Now, one might expect that you would be a random mosaic of bits inherited from your two parents, and that these would vary between individuals – half the population would inherit a particular trait from their fathers, and the rest would inherit it from their mothers. It seems not. Instead, it turns out that some bits are always inherited from your mother and other bits always inherited from your father. The genes seem to know where they have come from, and which of them should switch themselves off (be ‘silent’ in the technical jargon).

The surprise is what happens in your brain. In an experimental study of natural genetic deficits in rats, Barry Keverne and his colleagues at Cambridge University found that animals with no maternal chromosomes lacked a fully developed neocortex, whereas those with no paternal chromosomes lacked a fully developed limbic system. This process whereby one set of genes is always ‘silenced’ is known as ‘genomic imprinting’. Although the mechanisms involved are not yet fully understood, it seems that, in effect, individual genes ‘know’ whether they were paternal or maternal genes.

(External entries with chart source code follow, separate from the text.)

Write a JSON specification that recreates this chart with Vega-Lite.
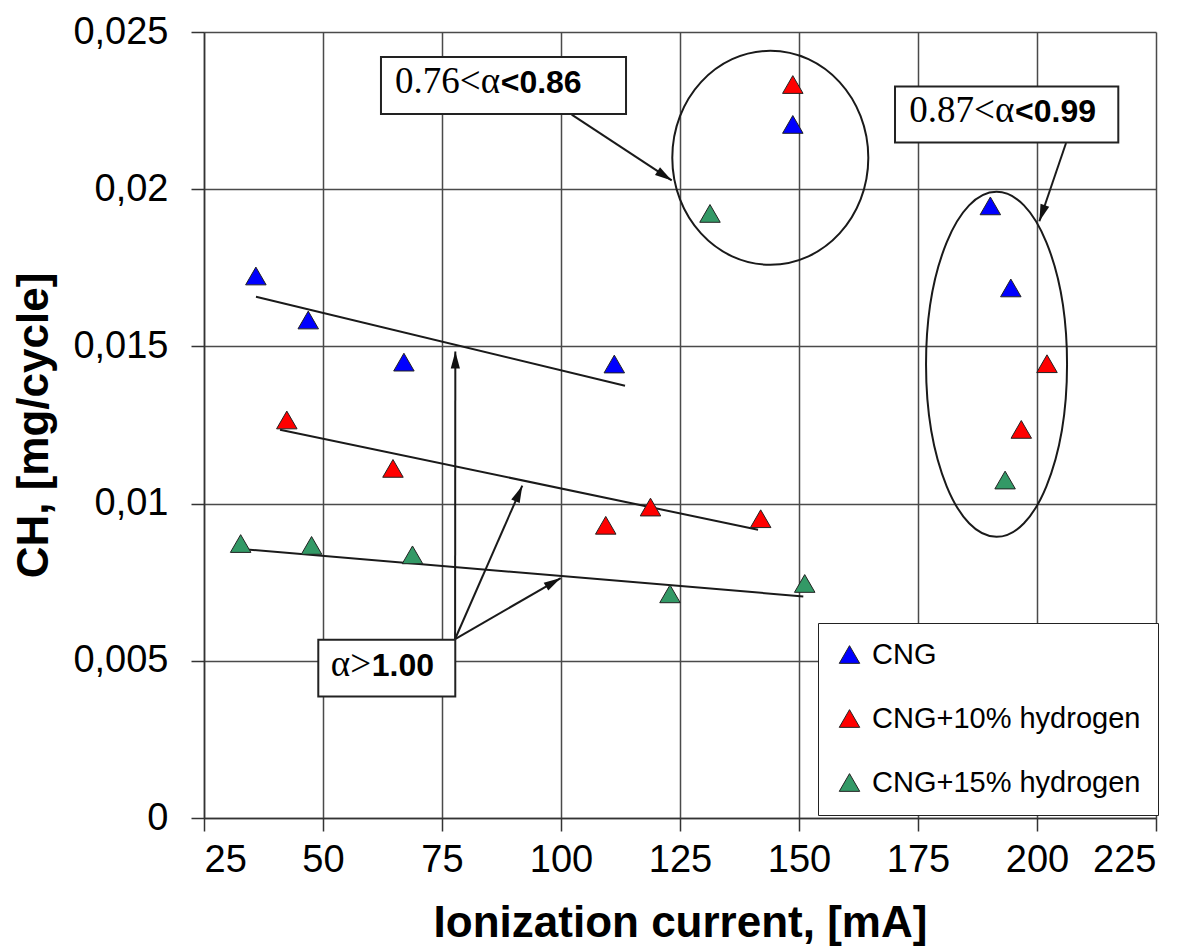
{
  "$schema": "https://vega.github.io/schema/vega-lite/v6.json",
  "width": 952,
  "height": 786,
  "autosize": "none",
  "padding": {"left": 204, "top": 32, "right": 36, "bottom": 130},
  "background": "white",
  "config": {
    "view": {"stroke": null},
    "font": "Liberation Sans",
    "axis": {
      "grid": true,
      "gridColor": "#4a4a4a",
      "gridWidth": 1.5,
      "gridOpacity": 1,
      "domainColor": "#333333",
      "domainWidth": 1.5,
      "tickColor": "#333333",
      "tickWidth": 1.5,
      "tickSize": 13,
      "labelFont": "Liberation Sans",
      "labelFontSize": 38,
      "labelColor": "black",
      "titleFont": "Liberation Sans",
      "titleFontSize": 44,
      "titleFontWeight": "bold",
      "titleColor": "black"
    }
  },
  "datasets": {
    "pts": [
      {"fuel": "CNG", "current": 35.9, "ch": 0.01724},
      {"fuel": "CNG", "current": 46.9, "ch": 0.01584},
      {"fuel": "CNG", "current": 67.0, "ch": 0.0145},
      {"fuel": "CNG", "current": 111.2, "ch": 0.01444},
      {"fuel": "CNG", "current": 148.7, "ch": 0.02206},
      {"fuel": "CNG", "current": 190.2, "ch": 0.01947},
      {"fuel": "CNG", "current": 194.5, "ch": 0.01686},
      {"fuel": "CNG+10% hydrogen", "current": 42.4, "ch": 0.01266},
      {"fuel": "CNG+10% hydrogen", "current": 64.7, "ch": 0.01112},
      {"fuel": "CNG+10% hydrogen", "current": 109.4, "ch": 0.00931},
      {"fuel": "CNG+10% hydrogen", "current": 118.8, "ch": 0.00989},
      {"fuel": "CNG+10% hydrogen", "current": 141.95, "ch": 0.00952},
      {"fuel": "CNG+10% hydrogen", "current": 148.7, "ch": 0.02333},
      {"fuel": "CNG+10% hydrogen", "current": 202.1, "ch": 0.01445},
      {"fuel": "CNG+10% hydrogen", "current": 196.7, "ch": 0.01236},
      {"fuel": "CNG+15% hydrogen", "current": 32.7, "ch": 0.00873},
      {"fuel": "CNG+15% hydrogen", "current": 47.6, "ch": 0.00867},
      {"fuel": "CNG+15% hydrogen", "current": 68.8, "ch": 0.00837},
      {"fuel": "CNG+15% hydrogen", "current": 122.9, "ch": 0.00713},
      {"fuel": "CNG+15% hydrogen", "current": 151.2, "ch": 0.00746},
      {"fuel": "CNG+15% hydrogen", "current": 131.3, "ch": 0.01923},
      {"fuel": "CNG+15% hydrogen", "current": 193.3, "ch": 0.01075}
    ],
    "trends": [
      {"fuel": "CNG", "current": 35.92, "ch": 0.01658},
      {"fuel": "CNG", "current": 113.45, "ch": 0.01375},
      {"fuel": "CNG+10% hydrogen", "current": 40.97, "ch": 0.01235},
      {"fuel": "CNG+10% hydrogen", "current": 141.4, "ch": 0.00917},
      {"fuel": "CNG+15% hydrogen", "current": 32.71, "ch": 0.008556},
      {"fuel": "CNG+15% hydrogen", "current": 150.9, "ch": 0.007048}
    ],
    "arrows": [
      {"id": "a1", "x0": 102.25, "y0": 0.02237, "x1": 123.26, "y1": 0.02028},
      {"id": "a2", "x0": 206.1, "y0": 0.02147, "x1": 200.5, "y1": 0.01898},
      {"id": "a3", "x0": 77.75, "y0": 0.005693, "x1": 77.8, "y1": 0.01484},
      {"id": "a4", "x0": 77.75, "y0": 0.005693, "x1": 91.87, "y1": 0.01057},
      {"id": "a5", "x0": 77.75, "y0": 0.005693, "x1": 99.94, "y1": 0.00763}
    ],
    "boxes": [
      {"id": "b1", "xa": 62.18, "xb": 113.66, "ya": 0.024205, "yb": 0.022392},
      {"id": "b2", "xa": 170.17, "xb": 217.08, "ya": 0.02327, "yb": 0.021489},
      {"id": "b3", "xa": 49.01, "xb": 77.79, "ya": 0.005671, "yb": 0.003868}
    ],
    "serifText": [
      {"label": "0.76<α", "current": 87.2, "ch": 0.02306},
      {"label": "0.87<α", "current": 195.25, "ch": 0.022137},
      {"label": "α>", "current": 60.1, "ch": 0.004526}
    ],
    "boldText": [
      {"label": "<0.86", "current": 87.33, "ch": 0.02306},
      {"label": "<0.99", "current": 195.38, "ch": 0.022137},
      {"label": "1.00", "current": 60.23, "ch": 0.004526}
    ],
    "ellipses": [
      {"id": "e1", "current": 143.97, "ch": 0.021},
      {"id": "e2", "current": 191.5, "ch": 0.01443}
    ]
  },
  "layer": [
    {
      "data": {"name": "trends"},
      "mark": {"type": "line", "color": "#1a1a1a", "strokeWidth": 2},
      "encoding": {
        "x": {"field": "current", "type": "quantitative", "scale": {"domain": [25, 225], "nice": false, "zero": false},
              "axis": {"values": [25, 50, 75, 100, 125, 150, 175, 200, 225], "title": "Ionization current, [mA]", "labelPadding": 10, "titlePadding": 22}},
        "y": {"field": "ch", "type": "quantitative", "scale": {"domain": [0, 0.025], "nice": false},
              "axis": {"values": [0, 0.005, 0.01, 0.015, 0.02, 0.025], "format": ".3~f", "labelExpr": "replace(datum.label, '.', ',')", "title": "CH, [mg/cycle]", "labelPadding": 23, "titlePadding": 16}},
        "detail": {"field": "fuel"}
      }
    },
    {
      "data": {"name": "arrows"},
      "mark": {"type": "rule", "color": "#1a1a1a", "strokeWidth": 2},
      "encoding": {
        "x": {"field": "x0", "type": "quantitative"},
        "y": {"field": "y0", "type": "quantitative"},
        "x2": {"field": "x1"},
        "y2": {"field": "y1"}
      }
    },
    {
      "data": {"name": "arrows"},
      "transform": [{"filter": "datum.id == 'a1'"}],
      "mark": {"type": "point", "shape": "M0,0L-0.27,1L0.27,1Z", "filled": true, "color": "#111111", "opacity": 1, "size": 1156, "angle": 123.3},
      "encoding": {"x": {"field": "x1", "type": "quantitative"}, "y": {"field": "y1", "type": "quantitative"}}
    },
    {
      "data": {"name": "arrows"},
      "transform": [{"filter": "datum.id == 'a2'"}],
      "mark": {"type": "point", "shape": "M0,0L-0.27,1L0.27,1Z", "filled": true, "color": "#111111", "opacity": 1, "size": 1156, "angle": 198.8},
      "encoding": {"x": {"field": "x1", "type": "quantitative"}, "y": {"field": "y1", "type": "quantitative"}}
    },
    {
      "data": {"name": "arrows"},
      "transform": [{"filter": "datum.id == 'a3'"}],
      "mark": {"type": "point", "shape": "M0,0L-0.27,1L0.27,1Z", "filled": true, "color": "#111111", "opacity": 1, "size": 1156, "angle": 0},
      "encoding": {"x": {"field": "x1", "type": "quantitative"}, "y": {"field": "y1", "type": "quantitative"}}
    },
    {
      "data": {"name": "arrows"},
      "transform": [{"filter": "datum.id == 'a4'"}],
      "mark": {"type": "point", "shape": "M0,0L-0.27,1L0.27,1Z", "filled": true, "color": "#111111", "opacity": 1, "size": 1156, "angle": 23.7},
      "encoding": {"x": {"field": "x1", "type": "quantitative"}, "y": {"field": "y1", "type": "quantitative"}}
    },
    {
      "data": {"name": "arrows"},
      "transform": [{"filter": "datum.id == 'a5'"}],
      "mark": {"type": "point", "shape": "M0,0L-0.27,1L0.27,1Z", "filled": true, "color": "#111111", "opacity": 1, "size": 1156, "angle": 60.0},
      "encoding": {"x": {"field": "x1", "type": "quantitative"}, "y": {"field": "y1", "type": "quantitative"}}
    },
    {
      "data": {"name": "ellipses"},
      "transform": [{"filter": "datum.id == 'e1'"}],
      "mark": {"type": "point", "shape": "M0.916,0C0.916,0.5523,0.5059,1,0,1C-0.5059,1,-0.916,0.5523,-0.916,0C-0.916,-0.5523,-0.5059,-1,0,-1C0.5059,-1,0.916,-0.5523,0.916,0Z", "filled": false, "color": "#1a1a1a", "opacity": 1, "strokeWidth": 2, "size": 45796},
      "encoding": {"x": {"field": "current", "type": "quantitative"}, "y": {"field": "ch", "type": "quantitative"}}
    },
    {
      "data": {"name": "ellipses"},
      "transform": [{"filter": "datum.id == 'e2'"}],
      "mark": {"type": "point", "shape": "M0.4087,0C0.4087,0.5523,0.2257,1,0,1C-0.2257,1,-0.4087,0.5523,-0.4087,0C-0.4087,-0.5523,-0.2257,-1,0,-1C0.2257,-1,0.4087,-0.5523,0.4087,0Z", "filled": false, "color": "#1a1a1a", "opacity": 1, "strokeWidth": 2, "size": 119025},
      "encoding": {"x": {"field": "current", "type": "quantitative"}, "y": {"field": "ch", "type": "quantitative"}}
    },
    {
      "data": {"name": "boxes"},
      "mark": {"type": "rect", "fill": "white", "stroke": "#222222", "strokeWidth": 2},
      "encoding": {
        "x": {"field": "xa", "type": "quantitative"},
        "x2": {"field": "xb"},
        "y": {"field": "ya", "type": "quantitative"},
        "y2": {"field": "yb"}
      }
    },
    {
      "data": {"name": "serifText"},
      "mark": {"type": "text", "font": "Liberation Serif", "fontSize": 37, "align": "right", "baseline": "alphabetic", "color": "black"},
      "encoding": {
        "x": {"field": "current", "type": "quantitative"},
        "y": {"field": "ch", "type": "quantitative"},
        "text": {"field": "label"}
      }
    },
    {
      "data": {"name": "boldText"},
      "mark": {"type": "text", "font": "Liberation Sans", "fontWeight": "bold", "fontSize": 32, "align": "left", "baseline": "alphabetic", "color": "black"},
      "encoding": {
        "x": {"field": "current", "type": "quantitative"},
        "y": {"field": "ch", "type": "quantitative"},
        "text": {"field": "label"}
      }
    },
    {
      "data": {"name": "pts"},
      "mark": {"type": "point", "shape": "triangle-up", "filled": true, "opacity": 1, "size": 420, "stroke": "#222222", "strokeWidth": 1},
      "encoding": {
        "x": {"field": "current", "type": "quantitative"},
        "y": {"field": "ch", "type": "quantitative"},
        "color": {
          "field": "fuel", "type": "nominal",
          "scale": {"domain": ["CNG", "CNG+10% hydrogen", "CNG+15% hydrogen"], "range": ["#0000ff", "#ff0000", "#339966"]},
          "legend": {
            "title": null, "orient": "none", "legendX": 614, "legendY": 591,
            "strokeColor": "#222222", "fillColor": "white", "padding": 17,
            "symbolType": "triangle-up", "symbolSize": 420, "symbolStrokeColor": "#222222", "symbolStrokeWidth": 1, "symbolOpacity": 1,
            "labelFont": "Liberation Sans", "labelFontSize": 29, "labelColor": "black", "labelOffset": 8, "labelLimit": 400,
            "rowPadding": 34
          }
        }
      }
    }
  ]
}
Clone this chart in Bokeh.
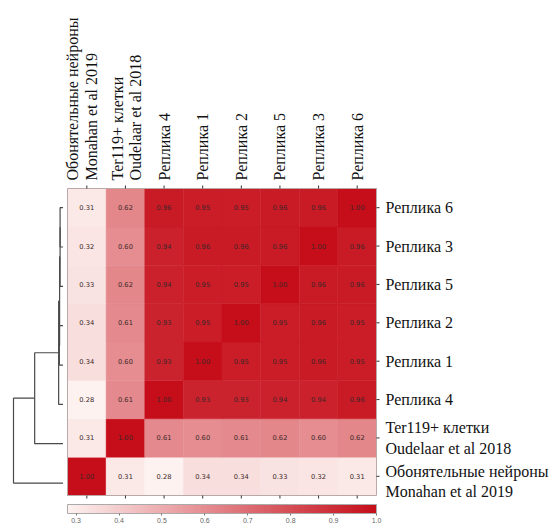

This finding gels rather neatly with another recent study. Rob Barton from Durham University and his colleagues have shown that, across the broad range of primate species, the size of a species’ neocortex correlates best
[Page 15]
with the number of females in the group, whereas the size of the limbic system (part of the emotional response mechanism) correlates better with the number of males in the group. Since the number of females that a species can sustain in a typical group mainly reflects the females’ social skills, this makes sense because the neocortex is related to social skills. On the other hand, in most primate species, male–male relationships are based more on competition for dominance rank (which is what allows males to be successful in the mating game), and this understandably has much more to do with males’ willingness to fight.